Wednesday, Dec 28, 2005 at 19:27
'Lucy' you have asked-> May I ask as to where you get those 240V batteries you mentioned Mainey" ....
Ummm, I posted "it's only a 12v battery and NOT a 240v battery" I have read the post a few times to make sure I have not misunderstood your post, but I definitely said they are 12v batteries and NOT 240v batteries, take Bonz up on his offer, as I can't assist you with 240v batteries!

Yep Bonz, I would be happy without a argument from him to just one post, wether it’s "this week" or “next year”, but he just has to have the last word :-(

Every-one with any electrical experience at all, and that would include a qualified fridge mechanic, should have at least some basic electrical knowledge, and therefore would definitely know the “HRC Ceramic Fuses” I mentioned originally, and linked to, are for protection against excessive AMPS … and NOT voltage.

The fact is, he made an error and posted totally incorrect information

His excuse-> “HRC fuses are designed for a designated voltage, forget current draw, yes one may be able to a 240v rated fuse for 12v but not the otherway round, its ILLEGAL Mainey and down right dangerous”

I do agree, no-one in their right mind would use any 12v fuse of any description in a 240v system


B U T... remember, we are not talking about a 240v system here !!

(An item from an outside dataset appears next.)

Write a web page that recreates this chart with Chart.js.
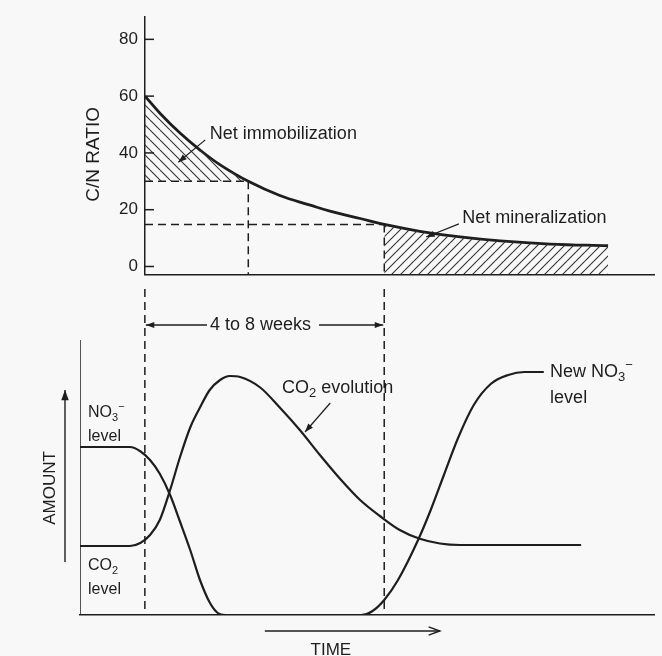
<!DOCTYPE html>
<html>
<head>
<meta charset="utf-8">
<title>C/N ratio, immobilization and mineralization</title>
<script src="https://cdn.jsdelivr.net/npm/chart.js@4.4.1/dist/chart.umd.min.js"></script>
<style>
    body { margin: 0; background: #f8f8f8; }
    #lienzo { position: relative; width: 662px; height: 656px; }
    #graficoRatio { position: absolute; left: 0; top: 0; }
    #graficoCantidad { position: absolute; left: 0; top: 289px; }
</style>
</head>
<body>
<div id="lienzo">
    <canvas id="graficoRatio" width="662" height="292"></canvas>
    <canvas id="graficoCantidad" width="662" height="367"></canvas>
</div>
<script>
// time runs in arbitrary units, shared by both panels
const tiempoRatio = [11.3, 13.9, 17.4, 20.9, 24.4, 29.3, 34.8, 40.1, 43.7, 48.8, 53, 59.2, 66.2, 73.2, 81.9, 92];
const ratioCN = [60, 54, 47, 41, 35.8, 30, 25, 21.6, 19.4, 16.9, 14.8, 12.4, 10.4, 9, 7.9, 7.3];
const ticksRatio = [0, 20, 40, 60, 80];

const inicioSemanas = 11.3;   // start of the 4 to 8 weeks span
const finSemanas = 53;        // end of the span
const finInmovil = 29.3;      // where the curve drops below the immobilization threshold
const ratioInmovil = 30;      // net immobilization threshold
const ratioMineral = 14.8;    // net mineralization threshold

const tiempoNitrato = [0, 8.7, 10.5, 12.2, 13.9, 15.7, 17.4, 19.2, 20.9, 22.6, 24.0, 25.3, 49, 50.9, 53, 55.4, 58.9, 61.1, 63.4, 65.9, 68.6, 71.6, 74.6, 77.4, 80.8];
const nitrato = [67.2, 67.2, 65.5, 62, 56.5, 48, 37.5, 26, 14, 5, 0.8, 0, 0, 1.5, 6, 14, 30, 42, 56, 71, 84, 92.5, 96, 97.2, 97.2];

const tiempoCO2 = [0, 8.7, 10.5, 12.2, 13.9, 15.7, 17.4, 19.2, 20.9, 22.6, 24.4, 26.1, 27.9, 31.4, 34.8, 38.3, 41.8, 45.3, 48.8, 52.3, 55.7, 59.2, 62.7, 66.2, 87.3];
const co2 = [27.6, 27.6, 28.8, 32, 38, 50, 63, 75, 83, 90, 94, 95.6, 95.2, 91, 83, 74, 64, 54.5, 46, 39.5, 34, 30.5, 28.6, 28, 28];

const TINTA = '#1e1e1e';
const FAMILIA = "'Liberation Sans', Arial, sans-serif";
Chart.defaults.font.family = FAMILIA;
Chart.defaults.color = TINTA;

function puntos(xs, ys) {
    return xs.map((x, i) => ({ x: x, y: ys[i] }));
}

function segmento(datos, guiones, ancho) {
    return {
        data: datos,
        borderColor: TINTA,
        borderWidth: ancho || 1.5,
        borderDash: guiones || [],
        pointRadius: 0,
        fill: false,
        tension: 0
    };
}

/**
 * Diagonal hatch pattern, '\' or '/'
 */
function crearTrama(ctxGrafico, paso, sentido) {
    const c = document.createElement('canvas');
    c.width = paso;
    c.height = paso;
    const ctx = c.getContext('2d');
    ctx.strokeStyle = '#333';
    ctx.lineWidth = 1.1;
    ctx.beginPath();
    for (let k = -1; k <= 1; k++) {
        if (sentido === '\\') {
            ctx.moveTo(0, k * paso);
            ctx.lineTo(paso, (k + 1) * paso);
        } else {
            ctx.moveTo(0, (k + 1) * paso);
            ctx.lineTo(paso, k * paso);
        }
    }
    ctx.stroke();
    return ctxGrafico.createPattern(c, 'repeat');
}

function flecha(ctx, x1, y1, x2, y2, punta, abierta) {
    ctx.beginPath();
    ctx.moveTo(x1, y1);
    ctx.lineTo(x2, y2);
    ctx.stroke();
    const ang = Math.atan2(y2 - y1, x2 - x1);
    ctx.beginPath();
    ctx.moveTo(x2 - punta * Math.cos(ang - 0.35), y2 - punta * Math.sin(ang - 0.35));
    ctx.lineTo(x2, y2);
    ctx.lineTo(x2 - punta * Math.cos(ang + 0.35), y2 - punta * Math.sin(ang + 0.35));
    if (abierta) {
        ctx.stroke();
    } else {
        ctx.closePath();
        ctx.fill();
    }
}

/**
 * Writes text with subscripts (1) and superscripts (-1)
 */
function textoQuimico(ctx, partes, x, y, tam) {
    let cx = x;
    partes.forEach(([t, modo]) => {
        const size = modo === 0 ? tam : Math.round(tam * 0.7);
        ctx.font = `${size}px ${FAMILIA}`;
        const dy = modo === 1 ? tam * 0.32 : (modo === -1 ? -tam * 0.35 : 0);
        ctx.fillText(t, cx, y + dy);
        cx += ctx.measureText(t).width;
    });
    return cx;
}

// ---------- upper panel: C/N ratio ----------
const ctxRatio = document.getElementById('graficoRatio').getContext('2d');

const anotacionesRatio = {
    id: 'anotacionesRatio',
    afterDraw(chart) {
        const { ctx, chartArea, scales: { x, y } } = chart;
        ctx.save();
        ctx.strokeStyle = TINTA;
        ctx.fillStyle = TINTA;
        ctx.lineWidth = 1.5;
        // tick marks drawn inside the axis
        ticksRatio.forEach(v => {
            const py = y.getPixelForValue(v);
            ctx.beginPath();
            ctx.moveTo(chartArea.left, py);
            ctx.lineTo(chartArea.left + 9, py);
            ctx.stroke();
        });
        // axis title
        ctx.save();
        ctx.translate(chartArea.left - 51, y.getPixelForValue(39.5));
        ctx.rotate(-Math.PI / 2);
        ctx.textAlign = 'center';
        ctx.textBaseline = 'middle';
        ctx.font = `19px ${FAMILIA}`;
        ctx.fillText('C/N RATIO', 0, 0);
        ctx.restore();

        ctx.textBaseline = 'middle';
        ctx.textAlign = 'left';
        ctx.font = `18px ${FAMILIA}`;
        ctx.fillText('Net immobilization', x.getPixelForValue(22.6), y.getPixelForValue(46.5));
        ctx.fillText('Net mineralization', x.getPixelForValue(66.6), y.getPixelForValue(16.9));
        ctx.lineWidth = 1.2;
        flecha(ctx, x.getPixelForValue(21.8), y.getPixelForValue(44.6),
            x.getPixelForValue(17.1), y.getPixelForValue(36.7), 9);
        flecha(ctx, x.getPixelForValue(66), y.getPixelForValue(15),
            x.getPixelForValue(60.3), y.getPixelForValue(10.4), 9);
        ctx.restore();
    }
};

new Chart(ctxRatio, {
    type: 'line',
    data: {
        datasets: [
            {
                data: puntos(tiempoRatio, ratioCN).filter(p => p.x <= finInmovil),
                borderWidth: 0,
                pointRadius: 0,
                tension: 0.4,
                fill: { value: ratioInmovil },
                backgroundColor: crearTrama(ctxRatio, 10, '\\')
            },
            {
                data: puntos(tiempoRatio, ratioCN).filter(p => p.x >= finSemanas),
                borderWidth: 0,
                pointRadius: 0,
                tension: 0.4,
                fill: 'start',
                backgroundColor: crearTrama(ctxRatio, 9, '/')
            },
            {
                data: puntos(tiempoRatio, ratioCN),
                borderColor: TINTA,
                borderWidth: 2.8,
                pointRadius: 0,
                tension: 0.4,
                fill: false
            },
            segmento([{ x: inicioSemanas, y: ratioInmovil }, { x: finInmovil, y: ratioInmovil }], [8, 5]),
            segmento([{ x: finInmovil, y: ratioInmovil }, { x: finInmovil, y: -2.93 }], [8, 5]),
            segmento([{ x: inicioSemanas, y: ratioMineral }, { x: finSemanas, y: ratioMineral }], [8, 5]),
            segmento([{ x: finSemanas, y: ratioMineral }, { x: finSemanas, y: -2.93 }], [8, 5])
        ]
    },
    options: {
        responsive: false,
        animation: false,
        layout: { padding: { left: 80, right: 8, top: 10, bottom: 3 } },
        plugins: { legend: { display: false }, tooltip: { enabled: false } },
        scales: {
            x: {
                type: 'linear',
                min: inicioSemanas,
                max: 100,
                ticks: { display: false },
                grid: { display: false, drawTicks: false },
                border: { display: true, color: TINTA, width: 1.5 },
                afterFit: s => { s.height = 0; }
            },
            y: {
                min: -2.93,
                max: 87.8,
                afterBuildTicks: s => { s.ticks = ticksRatio.map(v => ({ value: v })); },
                ticks: { color: TINTA, font: { size: 17 }, padding: 7 },
                grid: { display: false, drawTicks: false },
                border: { display: true, color: TINTA, width: 1.5 },
                afterFit: s => { s.width = 65; }
            }
        }
    },
    plugins: [anotacionesRatio]
});

// ---------- lower panel: NO3- and CO2 amounts ----------
const ctxCantidad = document.getElementById('graficoCantidad').getContext('2d');

const anotacionesCantidad = {
    id: 'anotacionesCantidad',
    afterDraw(chart) {
        const { ctx, chartArea, scales: { x, y } } = chart;
        ctx.save();
        ctx.strokeStyle = TINTA;
        ctx.fillStyle = TINTA;
        ctx.lineWidth = 1.4;
        ctx.textBaseline = 'middle';

        // 4 to 8 weeks span
        const ySem = y.getPixelForValue(116);
        const xIni = x.getPixelForValue(inicioSemanas);
        const xFin = x.getPixelForValue(finSemanas);
        const xMed = (xIni + xFin) / 2 - 4;
        ctx.font = `18px ${FAMILIA}`;
        ctx.textAlign = 'center';
        const ancho = ctx.measureText('4 to 8 weeks').width;
        ctx.fillText('4 to 8 weeks', xMed, ySem);
        flecha(ctx, xMed - ancho / 2 - 3, ySem, xIni + 1, ySem, 9);
        flecha(ctx, xMed + ancho / 2 + 8, ySem, xFin - 1, ySem, 9);

        // AMOUNT axis arrow
        const xCant = chartArea.left - 15;
        flecha(ctx, xCant, y.getPixelForValue(21.2), xCant, y.getPixelForValue(90), 11);
        ctx.save();
        ctx.translate(chartArea.left - 30, y.getPixelForValue(50.8));
        ctx.rotate(-Math.PI / 2);
        ctx.font = `17px ${FAMILIA}`;
        ctx.fillText('AMOUNT', 0, 0);
        ctx.restore();

        // TIME axis arrow
        const yTiempo = chartArea.bottom + 16;
        flecha(ctx, x.getPixelForValue(32.2), yTiempo, x.getPixelForValue(62.7), yTiempo, 12, true);
        ctx.font = `17px ${FAMILIA}`;
        ctx.fillText('TIME', x.getPixelForValue(43.7), chartArea.bottom + 35);

        // curve labels
        ctx.textAlign = 'left';
        const xNivel = x.getPixelForValue(1.4);
        textoQuimico(ctx, [['NO', 0], ['3', 1], ['\u2212', -1]], xNivel, y.getPixelForValue(80.8), 16);
        textoQuimico(ctx, [['level', 0]], xNivel, y.getPixelForValue(71.2), 16);
        textoQuimico(ctx, [['CO', 0], ['2', 1]], xNivel, y.getPixelForValue(19.6), 16);
        textoQuimico(ctx, [['level', 0]], xNivel, y.getPixelForValue(10), 16);

        textoQuimico(ctx, [['CO', 0], ['2', 1], [' evolution', 0]], x.getPixelForValue(35.2), y.getPixelForValue(90.8), 18);
        ctx.lineWidth = 1.2;
        flecha(ctx, x.getPixelForValue(43.6), y.getPixelForValue(84.8),
            x.getPixelForValue(39.2), y.getPixelForValue(73.2), 9);

        const xNuevo = x.getPixelForValue(81.9);
        textoQuimico(ctx, [['New NO', 0], ['3', 1], ['\u2212', -1]], xNuevo, y.getPixelForValue(97.2), 18);
        textoQuimico(ctx, [['level', 0]], xNuevo, y.getPixelForValue(86.8), 18);
        ctx.restore();
    }
};

new Chart(ctxCantidad, {
    type: 'line',
    data: {
        datasets: [
            segmento([{ x: 0, y: 0 }, { x: 0, y: 110 }], [], 1.5),
            segmento([{ x: inicioSemanas, y: 130.4 }, { x: inicioSemanas, y: 0 }], [8, 5]),
            segmento([{ x: finSemanas, y: 130.4 }, { x: finSemanas, y: 0 }], [8, 5]),
            {
                data: puntos(tiempoNitrato, nitrato),
                borderColor: TINTA,
                borderWidth: 2.2,
                pointRadius: 0,
                cubicInterpolationMode: 'monotone',
                fill: false
            },
            {
                data: puntos(tiempoCO2, co2),
                borderColor: TINTA,
                borderWidth: 2.2,
                pointRadius: 0,
                cubicInterpolationMode: 'monotone',
                fill: false
            }
        ]
    },
    options: {
        responsive: false,
        animation: false,
        layout: { padding: { left: 0, right: 8, top: 0, bottom: 41 } },
        plugins: { legend: { display: false }, tooltip: { enabled: false } },
        scales: {
            x: {
                type: 'linear',
                min: 0,
                max: 100,
                ticks: { display: false },
                grid: { display: false, drawTicks: false },
                border: { display: true, color: TINTA, width: 1.5 },
                afterFit: s => { s.height = 0; }
            },
            y: {
                min: 0,
                max: 130.4,
                ticks: { display: false },
                grid: { display: false, drawTicks: false },
                border: { display: false },
                afterFit: s => { s.width = 80; }
            }
        }
    },
    plugins: [anotacionesCantidad]
});
</script>
</body>
</html>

We are talking about a 12 volt battery system
and it’s NOT dangerous and NOT illegal either!!

He's only twisting the facts to suit himself & to save face

We are using a HRC fuse to eliminate extreme AMPS as they are designed to do!!

Question: If the HRC fuses were specifically designed for 240v how come they work perfectly and are also recommended for use with 12v batteries ??

How can it be 'illegal' to use a HRC ceramic fuse, that’s rated as suitable for up to 240v, to stop excessive Amps in a 12v system, it’s NOT, it's just total rubbish, his misinformation is dangerous, not the HRC fuse.

For the facts read the Link I posted ->
http://www.rpc.com.au/products/fuses/breakers.html

The link actually proves he is wrong :-)
(but as usual he’ll say they’re wrong ?)

(I really hope the fish are biting better than him in Augusta, L0L)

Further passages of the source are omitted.